Recognition and enforcement

The judgment of a validly chosen court must be recognised and enforced in all other member states. Similar to the NYC, recognition and enforcement may only be refused for limited reasons, namely if the agreement is null and void under the lex fori or because it violates public policy (ordre public). The decision may not be reviewed on the merits (prohibition of révision au fond).

In view of a possible ratification of the HCCCA by the US, it is noteworthy that recognition and enforcement can be refused in connection with punitive damages.

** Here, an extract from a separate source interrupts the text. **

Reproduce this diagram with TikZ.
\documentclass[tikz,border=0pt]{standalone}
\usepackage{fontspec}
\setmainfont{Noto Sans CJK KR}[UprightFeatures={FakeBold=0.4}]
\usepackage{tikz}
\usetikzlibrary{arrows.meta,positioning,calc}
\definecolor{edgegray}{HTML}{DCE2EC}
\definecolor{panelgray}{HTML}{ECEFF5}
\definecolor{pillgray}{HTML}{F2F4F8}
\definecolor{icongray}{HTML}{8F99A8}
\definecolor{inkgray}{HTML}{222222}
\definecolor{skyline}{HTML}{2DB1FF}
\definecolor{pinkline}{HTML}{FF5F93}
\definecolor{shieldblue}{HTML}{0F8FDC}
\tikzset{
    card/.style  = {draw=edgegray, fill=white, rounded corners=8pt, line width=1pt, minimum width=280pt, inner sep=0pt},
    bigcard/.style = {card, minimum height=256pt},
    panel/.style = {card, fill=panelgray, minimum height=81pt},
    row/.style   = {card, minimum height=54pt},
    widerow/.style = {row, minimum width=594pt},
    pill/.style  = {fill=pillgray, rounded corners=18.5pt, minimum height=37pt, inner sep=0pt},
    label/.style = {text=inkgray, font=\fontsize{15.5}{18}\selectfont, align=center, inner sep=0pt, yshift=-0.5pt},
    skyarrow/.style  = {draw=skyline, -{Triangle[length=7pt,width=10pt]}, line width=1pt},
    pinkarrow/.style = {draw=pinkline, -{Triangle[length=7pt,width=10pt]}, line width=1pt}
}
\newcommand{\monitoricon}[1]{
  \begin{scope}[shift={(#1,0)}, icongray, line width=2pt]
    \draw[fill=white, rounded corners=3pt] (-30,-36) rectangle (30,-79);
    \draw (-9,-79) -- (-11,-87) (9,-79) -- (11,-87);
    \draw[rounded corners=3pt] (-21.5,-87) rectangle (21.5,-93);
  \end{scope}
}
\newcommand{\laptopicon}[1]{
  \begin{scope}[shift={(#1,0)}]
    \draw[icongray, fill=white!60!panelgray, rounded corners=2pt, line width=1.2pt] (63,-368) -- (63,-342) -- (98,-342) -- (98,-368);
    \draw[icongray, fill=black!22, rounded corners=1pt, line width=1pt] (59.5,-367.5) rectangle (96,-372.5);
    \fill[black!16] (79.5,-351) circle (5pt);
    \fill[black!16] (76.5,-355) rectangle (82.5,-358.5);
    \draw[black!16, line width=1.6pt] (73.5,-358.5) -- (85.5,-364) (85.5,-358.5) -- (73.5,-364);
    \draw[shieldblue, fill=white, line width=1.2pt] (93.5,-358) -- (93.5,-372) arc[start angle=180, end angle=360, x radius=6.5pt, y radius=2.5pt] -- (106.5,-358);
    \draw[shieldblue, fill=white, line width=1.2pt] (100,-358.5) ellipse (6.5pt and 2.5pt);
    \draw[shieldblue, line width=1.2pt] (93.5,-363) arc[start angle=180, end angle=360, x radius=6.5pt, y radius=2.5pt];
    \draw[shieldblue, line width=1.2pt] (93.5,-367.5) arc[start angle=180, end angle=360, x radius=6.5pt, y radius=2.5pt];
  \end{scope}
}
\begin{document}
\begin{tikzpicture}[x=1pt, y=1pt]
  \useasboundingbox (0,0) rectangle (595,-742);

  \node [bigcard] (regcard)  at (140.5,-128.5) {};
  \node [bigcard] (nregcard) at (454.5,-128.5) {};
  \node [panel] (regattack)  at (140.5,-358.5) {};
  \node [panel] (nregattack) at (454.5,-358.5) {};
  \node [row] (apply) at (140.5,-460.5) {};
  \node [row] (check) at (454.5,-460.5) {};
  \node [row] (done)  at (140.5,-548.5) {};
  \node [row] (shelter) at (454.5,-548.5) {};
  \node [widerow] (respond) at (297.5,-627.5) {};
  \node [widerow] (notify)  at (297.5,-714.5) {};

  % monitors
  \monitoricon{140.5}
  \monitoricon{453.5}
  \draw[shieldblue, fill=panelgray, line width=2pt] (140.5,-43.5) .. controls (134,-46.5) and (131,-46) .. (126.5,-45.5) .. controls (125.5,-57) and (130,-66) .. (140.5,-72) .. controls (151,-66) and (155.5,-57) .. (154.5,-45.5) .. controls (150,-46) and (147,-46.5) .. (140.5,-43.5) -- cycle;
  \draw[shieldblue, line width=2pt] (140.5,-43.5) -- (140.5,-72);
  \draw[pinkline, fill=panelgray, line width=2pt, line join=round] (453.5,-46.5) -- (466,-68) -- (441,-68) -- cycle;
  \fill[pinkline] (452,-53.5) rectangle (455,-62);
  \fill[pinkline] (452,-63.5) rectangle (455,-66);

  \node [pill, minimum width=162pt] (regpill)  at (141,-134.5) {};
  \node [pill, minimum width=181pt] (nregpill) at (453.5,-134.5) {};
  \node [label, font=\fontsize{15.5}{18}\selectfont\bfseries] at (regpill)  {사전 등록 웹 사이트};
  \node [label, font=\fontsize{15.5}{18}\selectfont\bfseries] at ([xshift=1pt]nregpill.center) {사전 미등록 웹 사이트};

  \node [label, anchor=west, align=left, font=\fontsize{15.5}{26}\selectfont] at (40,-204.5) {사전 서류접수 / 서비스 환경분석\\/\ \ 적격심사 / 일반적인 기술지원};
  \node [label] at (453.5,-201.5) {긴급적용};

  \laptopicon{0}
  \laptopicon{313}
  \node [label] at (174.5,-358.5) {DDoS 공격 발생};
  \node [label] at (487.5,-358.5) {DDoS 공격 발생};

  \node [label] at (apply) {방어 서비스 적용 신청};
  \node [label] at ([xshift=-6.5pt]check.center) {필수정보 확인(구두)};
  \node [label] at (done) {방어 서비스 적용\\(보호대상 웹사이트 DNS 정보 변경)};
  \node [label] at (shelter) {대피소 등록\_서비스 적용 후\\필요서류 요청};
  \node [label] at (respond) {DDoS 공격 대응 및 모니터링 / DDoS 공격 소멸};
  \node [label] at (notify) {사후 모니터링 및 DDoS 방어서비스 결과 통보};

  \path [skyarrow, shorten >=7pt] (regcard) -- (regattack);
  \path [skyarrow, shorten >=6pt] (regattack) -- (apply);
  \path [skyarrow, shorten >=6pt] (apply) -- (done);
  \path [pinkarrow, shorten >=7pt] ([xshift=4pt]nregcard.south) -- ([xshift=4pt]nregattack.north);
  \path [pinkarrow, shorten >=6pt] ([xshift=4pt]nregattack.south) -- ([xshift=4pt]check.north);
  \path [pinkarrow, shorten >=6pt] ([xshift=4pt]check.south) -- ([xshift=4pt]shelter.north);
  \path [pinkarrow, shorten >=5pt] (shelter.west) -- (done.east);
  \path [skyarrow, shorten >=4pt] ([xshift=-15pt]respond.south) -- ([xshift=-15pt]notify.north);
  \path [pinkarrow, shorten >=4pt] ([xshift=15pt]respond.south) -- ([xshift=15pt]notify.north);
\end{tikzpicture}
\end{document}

However, from a Swiss perspective, such judgments violate the ordre public anyway.

4. Relationship to LugC and PILA

Choice of court agreements in international litigation are not only dealt with by the HCCCA, but also governed by Art. 23 LugC and Art. 5 PILA.

At first glance, the relationship to these provisions seems clear: as an international treaty, the HCCCA takes precedence over the PILA, and the HCCCA itself expressly gives precedence to the LugC.

On closer examination, problems may occur. For example, the HCCCA does not set forth how proceedings shall be coordinated if a party from a non-LugC member state brings an action before the court competent under the HCCCA but the matter is already pending before another court in a LugC member state.

5. Outlook

Switzerland‘s ratification of the HCCCA would further unify the legal framework on jurisdiction of courts in international litigation. It would also become easier to have court decisions recognized and enforced. This would improve the effectiveness and enforceability of choice of court agreements and thus increase legal certainty. This is to be welcomed. That Switzerland joins the HCCCA is also important for the success of the planned specialised courts for international commercial disputes.

Until ratification by further states, the practical significance of the HCCCA remains limited though. Nevertheless, legal uncertainties as a result of the Brexit could already be eliminated today.